Nel 1853 l'I. collaborò con altri scultori e fonditori napoletani e romani alla realizzazione dell'altar maggiore della chiesa del Gesù Nuovo a Napoli, sviluppato su disegno di R. Postiglione sul tema dell'esaltazione del sacramento dell'eucarestia. L'I. eseguì il paliotto in bronzo, a destra della mensa, con La promessa dell'eucarestia, raffigurando Cristo al centro tra i giudei di Cafarnao che si allontanano dubbiosi, e gli apostoli Pietro, Giovanni e Giacomo che rinnovano il loro impegno di fede (D'Aloe, con l'incisione dell'opera).
Nel 1865 lo scultore risulta essere professore onorario del Real Istituto di belle arti di Napoli e residente a Roma (Di Mauro, p. 416 nota 25). Per la facciata del duomo di Napoli, riedificata in stile neogotico a partire dal 1877 e inaugurata, ancora incompiuta, nel 1905, scolpì nella torre di sinistra le lunette con gli angeli recanti gli emblemi di s. Restituta (il giglio e la palma).
Lo stile dell'I., improntato a quel classicismo intransigente e imperante dell'Accademia napoletana della metà del XIX secolo, ma anche i suoi diversi scritti, tesi a una costante rivendicazione del ruolo delle arti, rivelano uno scultore strettamente legato alla tradizione. Di particolare interesse, è l'ultima testimonianza dell'I.: un appello rivolto nel 1879 ai consiglieri della Provincia e del Comune di Napoli in cui lamentava l'assenza della committenza pubblica per gli artisti. In quell'occasione propose che il 2% dei finanziamenti stanziati per le opere pubbliche confluisse in un fondo destinato alla realizzazione di opere di pittura e scultura di carattere storico (Di Mauro, pp. 415, 416 n. 31).

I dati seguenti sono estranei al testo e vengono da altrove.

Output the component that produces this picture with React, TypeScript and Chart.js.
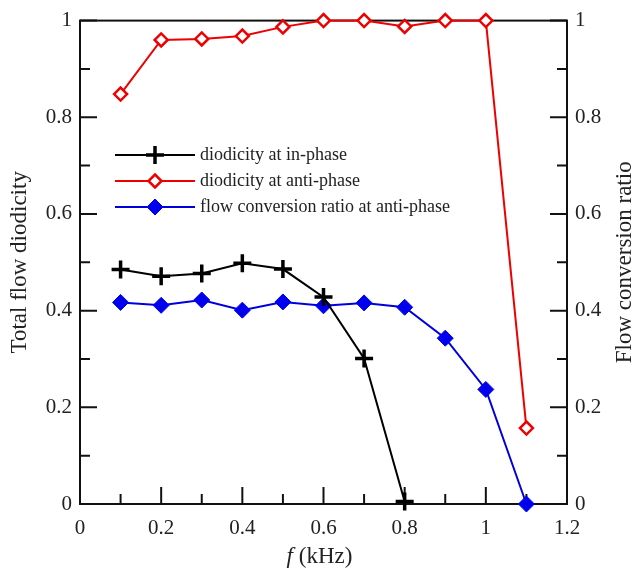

Dell'I. non si conosce la data di morte.
Fonti e Bibl.: G. Quattromani, Saggio sopra alcune opere di belle arti, Napoli 1841, pp. 38-40; S. D'Aloe, Il paliotto dell'altar maggiore del Gesù Nuovo, in Albo artistico napoletano, a cura di M. Lombardi, Napoli 1853, pp. 153-155; G. Quattromani, Del monumento a re Carlo di Borbone inventato e proposto da S. I., Napoli 1857; O. Gaetani d'Aragona, Memorie storiche della città di Gaeta, Caserta 1885, p. 16; F. Orgera, Brevi cenni della basilica di S. Francesco in Gaeta, in Archivio storico campano, I (1889-90), 2, p. 133; A. Miola, La facciata del duomo di Napoli, Napoli 1905, p. 28; A. Avena, Il restauro dell'arco di Alfonso d'Aragona in Napoli, Roma 1908, pp. 3-6, 35-40; G. Ceci, in U. Thieme - F. Becker, Künstlerlexikon, XIX, Leipzig 1926, p. 219; C. Lorenzetti, L'Accademia di belle arti di Napoli (1752-1952), Firenze 1952, pp. 431 s., 463; A. Venditti, Architettura neoclassica a Napoli, Napoli 1961, pp. 352, 378, 397; M. Errichetti, La chiesa del Gesù Nuovo in Napoli. Notizie storiche, in Campania sacra, V (1974), pp. 72 s.; F. Strazzullo, La facciata del duomo di Napoli, ibid., p. 198; G. Cassese, La storia conservativa, in L'arco di trionfo di Alfonso d'Aragona e il suo restauro, Roma 1987, pp. 29-32; L. Di Mauro, Napoli 1859: un monumento a Carlo di Borbone "dopo XXV lustri nella stirpe del Sire", in Scritti di storia dell'arte in onore di Raffaello Causa, Napoli 1988, pp. 409-416 (con bibl.); Bertel Thorvaldsen (1770-1844) (catal.), a cura di E. Di Majo - B. Jornaes - S. Susinno, Roma 1989, p. 14; E. Di Majo, Thorvaldsen a Roma e in Italia, in Thorvaldsen: l'ambiente, l'influsso, il mito, a cura di P. Kragelund - M. Nykjaer, Roma 1991, p. 17; F. Capobianco, in Civiltà dell'Ottocento, II, Le arti figurative (catal.), Napoli 1997, pp. 324-327, figg. 15.32 s., 622; A. Tecce, La natura tradita dall'arte. Canova e il neoclassicismo nella scultura napoletana della prima metà dell'Ottocento, ibid., p. 293.